The islands consist of about 100,000 people living on 811 square km of land, spread over 3.5 million km. Its 33 atolls and coral islands are at the cutting edge of climate change. In a similar way that Kivalina is effected in the far north (read about Kivalina sinking here). These guys, nestled near the equator are feeling the watery pinch of an ever infringing coast line.
The photo below demonstrates Kiribati’s precarious situation more than a million of my sentences ever could:
The Kiribati islands lie half way-ish between Hawaii and Fiji and are some of the most remote places on earth. They also have a brilliant flag:
The islander’s economy is mostly dependent on fishing, agriculture and selling dried coconut flesh. They also have some money left in the coffers from a once profitable phosphate mining industry, but mostly survive now on the basics and foreign aid.

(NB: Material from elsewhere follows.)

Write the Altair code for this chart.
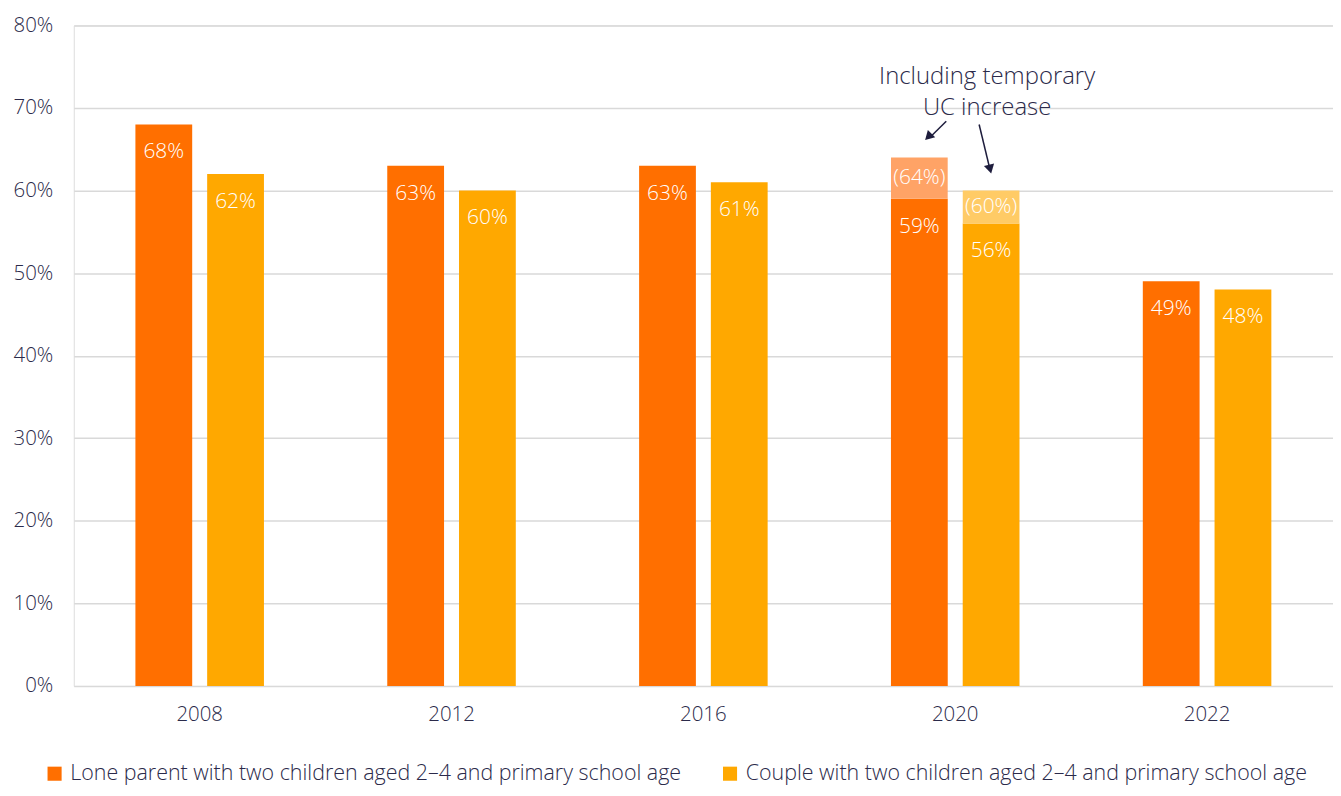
import altair as alt
import pandas as pd

years = ["2008", "2012", "2016", "2020", "2022"]
series = ["Lone parent with two children aged 2\u20134 and primary school age",
          "Couple with two children aged 2\u20134 and primary school age"]
lone = [68, 63, 63, 59, 49]
couple = [62, 60, 61, 56, 48]
# 2020 values including the temporary UC increase
uc_year = "2020"
lone_uc = 64
couple_uc = 60
colors = ["#FF6F00", "#FFA800"]
light_colors = ["#FFA366", "#FFCB66"]
note_lines = ["Including temporary", "UC increase"]

FONT = "Open Sans"
W = 300
TXT = "#2B2A4A"
AX = 20.5

rows = []
for i, y in enumerate(years):
    rows.append({"year": y, "series": series[0], "value": lone[i]})
    rows.append({"year": y, "series": series[1], "value": couple[i]})
df = pd.DataFrame(rows)

extra = pd.DataFrame([
    {"year": uc_year, "series": series[0], "base": lone[years.index(uc_year)], "top": lone_uc},
    {"year": uc_year, "series": series[1], "base": couple[years.index(uc_year)], "top": couple_uc},
])

xenc = alt.X("year:N", title=None, sort=years,
             scale=alt.Scale(paddingInner=0, paddingOuter=0),
             axis=alt.Axis(labelFontSize=AX, labelColor=TXT, labelFont=FONT, labelFontWeight=W,
                           ticks=False, domain=False, labelPadding=19, labelAngle=0))
yscale = alt.Scale(domain=[0, 80])
xoff = alt.XOffset("series:N", sort=series,
                   scale=alt.Scale(paddingInner=0.21, paddingOuter=0.86))
cenc = alt.Color("series:N", sort=series,
                 scale=alt.Scale(domain=series, range=colors),
                 legend=alt.Legend(title=None, orient="none", direction="horizontal",
                                   legendX=-30, legendY=740, symbolType="square",
                                   symbolSize=200, symbolStrokeWidth=0, symbolOpacity=1,
                                   labelFontSize=21.5, labelFont=FONT, labelFontWeight=W,
                                   labelColor=TXT,
                                   columnPadding=38, labelOffset=5, labelLimit=800))

base = alt.Chart(df)

bars = base.mark_bar(size=57).encode(
    x=xenc,
    xOffset=xoff,
    y=alt.Y("value:Q", scale=yscale, title=None,
            axis=alt.Axis(values=list(range(0, 81, 10)), labelExpr="datum.value + '%'",
                          labelFontSize=AX, labelColor=TXT, labelFont=FONT, labelFontWeight=W,
                          ticks=False, domain=False, labelPadding=21,
                          gridColor="#D9D9D9", gridWidth=1.5)),
    color=cenc,
)

labels = base.mark_text(color="white", fontSize=21, font=FONT, fontWeight=W,
                        baseline="middle", dy=28).encode(
    x=alt.X("year:N", sort=years),
    xOffset=xoff,
    y=alt.Y("value:Q", scale=yscale),
    text=alt.Text("lab:N"),
).transform_calculate(lab="datum.value + '%'")

ext = alt.Chart(extra)
ext_bars = ext.mark_bar().encode(
    x=alt.X("year:N", sort=years),
    xOffset=xoff,
    y=alt.Y("base:Q", scale=yscale),
    y2="top:Q",
    fill=alt.Fill("series:N", sort=series,
                  scale=alt.Scale(domain=series, range=light_colors), legend=None),
)
ext_labels = ext.mark_text(color="white", fontSize=21, font=FONT, fontWeight=W,
                           baseline="middle").encode(
    x=alt.X("year:N", sort=years),
    xOffset=xoff,
    y=alt.Y("mid:Q", scale=yscale),
    text="lab:N",
).transform_calculate(mid="(datum.base + datum.top) / 2", lab="'(' + datum.top + '%)'")

note = alt.Chart(pd.DataFrame({"year": [uc_year, uc_year], "t": note_lines, "v": [73.8, 70.0]})).mark_text(
    fontSize=24, font=FONT, fontWeight=W, color=TXT, xOffset=32, baseline="middle").encode(
    x=alt.X("year:N", sort=years), y=alt.Y("v:Q", scale=yscale), text="t:N")

arrow_color = "#1E1D3D"
a1 = alt.Chart(pd.DataFrame({"year": [uc_year], "y1": [68.4], "y2": [66.6]})).mark_rule(
    color=arrow_color, strokeWidth=1.5, xOffset=-9, x2Offset=-24).encode(
    x=alt.X("year:N", sort=years), x2="year:N", y=alt.Y("y1:Q", scale=yscale), y2="y2:Q")
h1 = alt.Chart(pd.DataFrame({"year": [uc_year], "y": [66.5]})).mark_point(
    shape="triangle-up", filled=True, size=110, color=arrow_color, opacity=1, angle=225,
    xOffset=-27).encode(x=alt.X("year:N", sort=years), y=alt.Y("y:Q", scale=yscale))
a2 = alt.Chart(pd.DataFrame({"year": [uc_year], "y1": [68.0], "y2": [63.0]})).mark_rule(
    color=arrow_color, strokeWidth=1.5, xOffset=24, x2Offset=34).encode(
    x=alt.X("year:N", sort=years), x2="year:N", y=alt.Y("y1:Q", scale=yscale), y2="y2:Q")
h2 = alt.Chart(pd.DataFrame({"year": [uc_year], "y": [62.6]})).mark_point(
    shape="triangle-up", filled=True, size=110, color=arrow_color, opacity=1, angle=166,
    xOffset=35).encode(x=alt.X("year:N", sort=years), y=alt.Y("y:Q", scale=yscale))

chart = alt.layer(bars, ext_bars, labels, ext_labels, note, a1, h1, a2, h2).properties(
    width=1264, height=663,
    autosize=alt.AutoSizeParams(type="none"),
    padding={"left": 66, "top": 16, "right": 0, "bottom": 98},
).configure_view(stroke=None).configure(background="white")

chart.save("out.html", embed_options={"renderer": "svg", "actions": False})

Although they would like to increase tourism, there are no regular flights, and if you wanted to fly from London, England you’d be talking £4,000 return. Which is a little steep.
The people of Kiribati rely on coral to protect their shallow shores; unfortunately, a decline in coral health is having a direct impact on their already shrinking lands, not to mention their dinner tables. Fish will only hang about where the coral is looking good. They’re fussy like that.
The drop in coral health seems to be tied to a temperature rise, a hike of just 1 degree Celsius is enough to trigger coral death.
The President of Kiribati’s View
The President of Kiribati – Anote Tong – said this in an interview in 2013:
“For a long time people saw flooding and other damage as acts of God. But now some people are coming to the realization that sea levels are rising, and it’s only going to get worse. People are mobilizing. They want help. Now there is a feeling that the people who contribute most to the problem should be part of the solution.”
He describes a general feeling of frustration that they are facing the imminent destruction of their entire country, and the people who are to blame just keep on churning out the stuff that we now think causes it. The West has a winge at China and India every so often for kicking out too many emissions but conveniently forget that we started it in the first place. Get a grip.
The end is so crushingly imminent that the President has already asked its nearest neighbours if they would set aside lands so that his people could be moved en masse rather than scattered globally and lose their identity.
The islanders have already started a programme that trains the young for a potential future in Australia. It’s a sad time for the islanders indeed.